How would one go about that? I'm familiar with the term but generally it's been in connection with enormous corporations rounding up groups of people to take polls and various forms of A/B testing to figure out what color to make their new snack food logo, etc. I'm not saying it doesn't work for them (small attempt at humor aside), but I'm not sure what you mean by the term in our case.
FWIW over the years we have been putting a lot more effort (and money, and time) towards PR, marketing, and otherwise increasing the chances that our hard work won't miss 95% of its potential sales because everyone who looks at the store page bounces off the trailer or whatever. That includes making sure the idea is saleable before we really get into it. This is not our area of expertise, and frankly it's a problem I don't enjoy trying to solve (and have personally brushed off in the past as not-my-problem), but as you and others have pointed out it's a problem we have to solve if we want good financial results.

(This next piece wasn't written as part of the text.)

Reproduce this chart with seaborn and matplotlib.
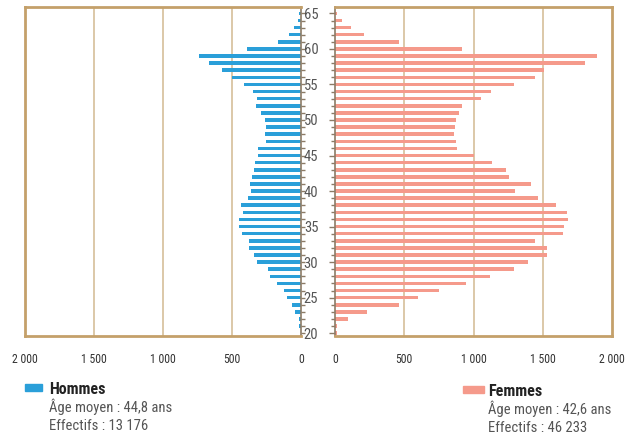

So perhaps focus groups are a next step on that path (hopefully that "the Dark Side" sign a few miles back was just joking), but some reference material would be helpful.
but he always seems to make the game that he wants to make instead
I can understand if it looks that way, but we are actually acutely aware of the tension between "what we'd like to do if it were 100% up to us" and "what we need to do to for financial reasons".
Shattered Haven was actually very cheap to make, compared to even Tidalis, because so much of the work had already been done back before AIW. So even though it really underperformed financially it wasn't actually a bad call (even in retrospect) to make that game. Whether it's a good call to make an expansion, that's a different question.
This is what happened with Tidalis, also. He was told multiple times that it was a match three in a sea of match three, and in spite of great reviews (it is a good game), it's not going to sell.
From what we've heard from other developers Tidalis actually did pretty well for a game of its genre. We just spent too much making it to reasonably expect a good return.
You have to decide between making the games that you want to make regardless of whether or not they sell, or working on focus groups and trying to find a happy medium between what gamers want to buy and what you want to make.